Low self esteem can affect many areas of someone’s life. It reduces confidence and may keep them from doing things they truly love, or prevent them from trying something new that could change their life. Everything I’ve read indicates that a woman is already far more likely to have a low self-image and probably reduced confidence all on their own. Inadvertently calling someone fat by asking if they’re pregnant only makes this worse.
To be honest…
These sort of negative consequences happen in men as well, although less frequently, but no one is going to ask a man if he’s pregnant so we focused on the repercussions for women here. But guys, how would you feel if someone walked up to you and said “Hey, you look fat”? Probably not great.
It’s probably none of your business anyway.

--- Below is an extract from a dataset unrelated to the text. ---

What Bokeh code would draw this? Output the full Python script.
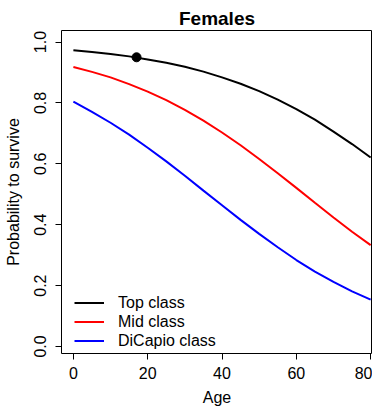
from bokeh.plotting import figure
from bokeh.models import Range1d, FixedTicker, Legend, LegendItem, NumeralTickFormatter
from bokeh.embed import file_html
from bokeh.resources import INLINE

# Data
ages = [0, 5, 10, 15, 20, 25, 30, 35, 40, 45, 50, 55, 60, 65, 70, 75, 80]
top_class = [0.973, 0.967, 0.961, 0.953, 0.943, 0.932, 0.919, 0.903, 0.884,
             0.863, 0.839, 0.811, 0.780, 0.745, 0.706, 0.665, 0.621]
mid_class = [0.918, 0.902, 0.884, 0.862, 0.837, 0.809, 0.777, 0.742, 0.703,
             0.661, 0.616, 0.569, 0.521, 0.472, 0.424, 0.377, 0.333]
dicapio_class = [0.804, 0.771, 0.735, 0.696, 0.653, 0.608, 0.561, 0.512, 0.464,
                 0.416, 0.370, 0.326, 0.284, 0.246, 0.212, 0.181, 0.154]
point_age = [17]
point_prob = [0.950]
series_names = ["Top class", "Mid class", "DiCapio class"]
series_colors = ["#000000", "#FF0000", "#0000FF"]
x_ticks = [0, 20, 40, 60, 80]
y_ticks = [0.0, 0.2, 0.4, 0.6, 0.8, 1.0]
title_text = "Females"

FONT = "Liberation Sans"

p = figure(width=372, height=408, output_backend="svg", toolbar_location=None,
           x_range=Range1d(-3.2, 80.5), y_range=Range1d(-0.023, 1.038),
           title=title_text, min_border_left=61, min_border_right=0,
           min_border_top=30, min_border_bottom=52)

p.title.text_font = FONT
p.title.text_font_size = "19px"
p.title.text_font_style = "bold"
p.title.align = "center"
p.title.text_color = "black"
p.title.standoff = 4

renderers = []
for vals, name, col in zip([top_class, mid_class, dicapio_class], series_names, series_colors):
    r = p.line(ages, vals, line_color=col, line_width=2)
    renderers.append(r)

p.scatter(point_age, point_prob, size=9, color="black")

p.grid.visible = False
p.outline_line_color = "black"
p.outline_line_width = 1
p.background_fill_color = "white"
p.border_fill_color = "white"

for ax in (p.xaxis[0], p.yaxis[0]):
    ax.axis_line_color = None
    ax.major_tick_line_color = "black"
    ax.major_tick_in = 0
    ax.major_tick_out = 6
    ax.minor_tick_line_color = None
    ax.major_label_text_font = FONT
    ax.major_label_text_font_size = "16px"
    ax.major_label_text_color = "black"
    ax.axis_label_text_font = FONT
    ax.axis_label_text_font_size = "16px"
    ax.axis_label_text_font_style = "normal"
    ax.axis_label_text_color = "black"

p.xaxis.ticker = FixedTicker(ticks=x_ticks)
p.xaxis.axis_label = "Age"
p.xaxis.major_label_standoff = 7
p.xaxis.axis_label_standoff = 7

p.yaxis.ticker = FixedTicker(ticks=y_ticks)
p.yaxis.formatter = NumeralTickFormatter(format="0.0")
p.yaxis.major_label_orientation = "vertical"
p.yaxis.axis_label = "Probability to survive"
p.yaxis.major_label_standoff = 9
p.yaxis.axis_label_standoff = 10

legend = Legend(items=[LegendItem(label=n, renderers=[r]) for n, r in zip(series_names, renderers)],
                location=(13, 3), border_line_color=None, background_fill_alpha=0,
                padding=0, margin=0, spacing=0, glyph_width=30, glyph_height=19,
                label_standoff=14, label_height=19, label_text_font=FONT,
                label_text_font_size="16px", label_text_color="black")
p.add_layout(legend, "center")

open("out.html", "w").write(file_html(p, INLINE))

If a woman IS pregnant, and she wants you to know, she’ll tell you.
How does this relate to voice over or acting?
Well, it doesn’t really…not directly anyway. But self-esteem and confidence in this industry are really quite important. The industry is already rife with rejection, and the last thing we need is for anyone to add to the stress of it by randomly critiquing what we do or how we look.
You may think actors are confident…
And some may be. After all, what we do is out there in front of the whole world to see. But many performers struggle with imposter syndrome, constantly critique our performances and believe we could do better. We are our own worst critics. We don’t do this work because we think we are awesome, we do it because we love it and HOPE other people think we’re awesome.
At the end of the day…
None of us (well, MOST of us anyway) want to crush someone’s self-esteem or make them feel bad about themselves. We want to build one another up, not tear each other down…even with an “innocent” question. Asking someone if they’re pregnant MAY not be so innocent, so: Under no circumstances should you ask a woman if she’s pregnant.